Constance Debré left her job as a lawyer, ended her marriage, started dating women, and wrote two books about it. Name, the third volume in her trilogy, tackles the renunciation of family origins and filial links in the name of freedom. Translated from the French by Lauren Elkin, this autobiographical novel is searing and radical. —Jasmine Vojdani
Classical
21. See Music of Fire & Love
Renaissance sounds with the volume up.
92nd Street Y, April 11.
Elder statesman of early music Jordi Savall and his ensemble Hespèrion XXI explore the wild side of the 16th and 17th centuries with fiery dances, battle pieces, and breast-beating laments. —J.D.
TV
22. Watch The Rehearsal
Gentlemen, start your cringes.
HBO, April 20. Season one involved Nathan Fielder staging fake scenarios, such as raising a pretend child in a faux co-parenting situation, to help people practice the emotions they might eventually feel in real life. He’s back to do it again by putting “his resources toward an issue that affects us all,” according to HBO. —J.C.
Art
23. See Alec Soth
Class is in session.
Sean Kelly, 475 Tenth Avenue; through April 18.

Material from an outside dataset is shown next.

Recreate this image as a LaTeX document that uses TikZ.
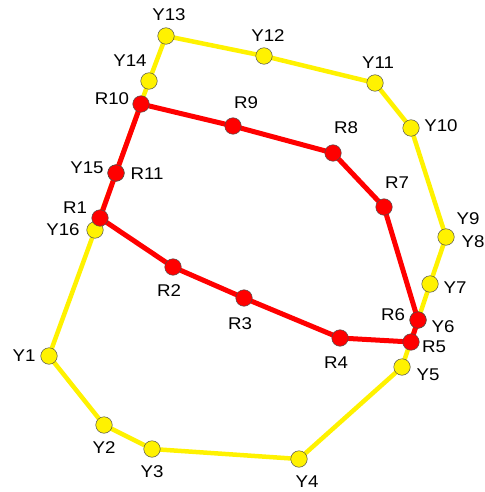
\documentclass[tikz,border=0pt]{standalone}
\usepackage{fontspec}
\setmainfont{Liberation Sans}
\newfontfamily\lblfont[FakeStretch=1.1]{Liberation Sans}
\begin{document}
\begin{tikzpicture}[x=1pt,y=-1pt,
  yel/.style={circle,draw=black!70,line width=0.5pt,fill=yellow,minimum size=16.5pt,inner sep=0pt},
  rd/.style={circle,draw=black!70,line width=0.5pt,fill=red,minimum size=16.5pt,inner sep=0pt},
  yline/.style={draw=yellow,line width=4.5pt,line join=round},
  rline/.style={draw=red,line width=5pt,line join=round},
  lbl/.style={inner sep=0pt,font=\lblfont\fontsize{17}{17}\selectfont}]
\useasboundingbox (0,0) rectangle (484,492);
% yellow coordinates
\coordinate (y1) at (49,356);
\coordinate (y2) at (104,425);
\coordinate (y3) at (152,449);
\coordinate (y4) at (299,459);
\coordinate (y5) at (402,367);
\coordinate (y6) at (418,320);
\coordinate (y7) at (430,284);
\coordinate (y8) at (446,237);
\coordinate (y10) at (411,128);
\coordinate (y11) at (375,83);
\coordinate (y12) at (264,56);
\coordinate (y13) at (166,36);
\coordinate (y14) at (149,81);
\coordinate (y15) at (116,173);
\coordinate (y16) at (95,230);
% red coordinates
\coordinate (r1) at (100,218);
\coordinate (r2) at (173,267);
\coordinate (r3) at (244,298);
\coordinate (r4) at (340,338);
\coordinate (r5) at (411,342);
\coordinate (r6) at (418,320);
\coordinate (r7) at (384,207);
\coordinate (r8) at (333,153);
\coordinate (r9) at (233,126);
\coordinate (r10) at (141,104);
\coordinate (r11) at (116,173);
% yellow loop
\draw[yline] (y1) -- (y2) -- (y3) -- (y4) -- (y5) -- (y6) -- (y7) -- (y8) -- (y10) -- (y11) -- (y12) -- (y13) -- (y14) -- (y15) -- (y16) -- cycle;
\foreach \n in {1,2,3,4,5,6,7,8,10,11,12,13,14,15,16} \node[yel] (Y\n) at (y\n) {};
% red loop
\draw[rline] (r1) -- (r2) -- (r3) -- (r4) -- (r5) -- (r6) -- (r7) -- (r8) -- (r9) -- (r10) -- (r11) -- cycle;
\foreach \n in {1,...,11} \node[rd] (R\n) at (r\n) {};
% labels
\node[lbl] (tY1) at (24,356) {Y1};
\node[lbl] (tY2) at (104,448) {Y2};
\node[lbl] (tY3) at (152,472) {Y3};
\node[lbl] (tY4) at (307,482) {Y4};
\node[lbl] (tY5) at (428,375) {Y5};
\node[lbl] (tY6) at (443,327) {Y6};
\node[lbl] (tY7) at (455,288) {Y7};
\node[lbl] (tY8) at (473,242) {Y8};
\node[lbl] (tY9) at (468,219) {Y9};
\node[lbl] (tY10) at (441,126) {Y10};
\node[lbl] (tY11) at (378,63) {Y11};
\node[lbl] (tY12) at (268,36) {Y12};
\node[lbl] (tY13) at (169,15) {Y13};
\node[lbl] (tY14) at (130,61) {Y14};
\node[lbl] (tY15) at (87,168) {Y15};
\node[lbl] (tY16) at (63,230) {Y16};
\node[lbl] (tR1) at (75,208) {R1};
\node[lbl] (tR2) at (169,291) {R2};
\node[lbl] (tR3) at (240,324) {R3};
\node[lbl] (tR4) at (336,363) {R4};
\node[lbl] (tR5) at (434,347) {R5};
\node[lbl] (tR6) at (393,315) {R6};
\node[lbl] (tR7) at (397,183) {R7};
\node[lbl] (tR8) at (346,128) {R8};
\node[lbl] (tR9) at (246,103) {R9};
\node[lbl] (tR10) at (112,99) {R10};
\node[lbl] (tR11) at (147,174) {R11};
\end{tikzpicture}
\end{document}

In “Advice for Young Artists,” the photographer turns his camera on an environment he knows well: art schools and university art departments. We see pictures that comment on pictures, self-portraits that don’t seem that way, and still lives that look found, made up, and sculptural. —J.S.
Movies
24. See Direct Action
Creation Lake readers, take note.
Anthology Film Archive, April 10 through 17.

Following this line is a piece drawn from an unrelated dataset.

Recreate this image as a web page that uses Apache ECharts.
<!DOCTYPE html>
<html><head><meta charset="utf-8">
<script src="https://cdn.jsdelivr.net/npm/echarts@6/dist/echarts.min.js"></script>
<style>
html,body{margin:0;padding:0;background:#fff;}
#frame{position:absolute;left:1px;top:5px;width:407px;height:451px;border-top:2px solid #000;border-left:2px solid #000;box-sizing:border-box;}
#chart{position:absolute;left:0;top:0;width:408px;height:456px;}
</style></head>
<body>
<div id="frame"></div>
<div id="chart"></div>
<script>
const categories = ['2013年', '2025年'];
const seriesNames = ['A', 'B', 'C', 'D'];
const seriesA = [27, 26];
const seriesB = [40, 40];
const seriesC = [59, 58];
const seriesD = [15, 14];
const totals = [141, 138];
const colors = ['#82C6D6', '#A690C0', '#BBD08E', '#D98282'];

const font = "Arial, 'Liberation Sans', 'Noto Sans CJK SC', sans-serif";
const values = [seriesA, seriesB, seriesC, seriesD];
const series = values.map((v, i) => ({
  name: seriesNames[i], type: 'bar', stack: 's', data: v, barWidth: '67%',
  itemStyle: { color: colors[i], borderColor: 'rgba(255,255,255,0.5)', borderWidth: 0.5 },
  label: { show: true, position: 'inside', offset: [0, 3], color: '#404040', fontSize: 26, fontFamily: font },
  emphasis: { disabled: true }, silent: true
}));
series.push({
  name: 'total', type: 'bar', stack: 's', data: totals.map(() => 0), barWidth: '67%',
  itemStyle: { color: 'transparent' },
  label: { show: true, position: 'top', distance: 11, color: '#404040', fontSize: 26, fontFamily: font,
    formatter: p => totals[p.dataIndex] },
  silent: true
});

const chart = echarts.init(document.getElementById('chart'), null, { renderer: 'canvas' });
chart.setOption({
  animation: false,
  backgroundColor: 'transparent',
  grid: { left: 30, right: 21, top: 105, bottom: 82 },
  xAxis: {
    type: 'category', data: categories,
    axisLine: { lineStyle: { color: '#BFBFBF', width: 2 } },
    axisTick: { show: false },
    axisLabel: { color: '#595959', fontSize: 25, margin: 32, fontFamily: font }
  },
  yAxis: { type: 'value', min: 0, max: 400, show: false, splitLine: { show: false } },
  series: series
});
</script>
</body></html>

Documentarians Guillaume Cailleau and Ben Russell spent years embedded with rural activists in France. Their new film shows how these communities have long faced sometimes violent attempts by the state to evict them from their land to make way for an airport and, more recently, build a reservoir that’s seen as a means of privatizing access to water. —A.W.
Classical
25. See Lucas Debargue
The pianist takes a smaller stage than usual.
National Sawdust, April 11.
The French piano phenomenon, who wowed critics at the International Tchaikovsky Competition in 2015, performs a recital in the intimate space. The program? You’ll find out when you get there. —J.D.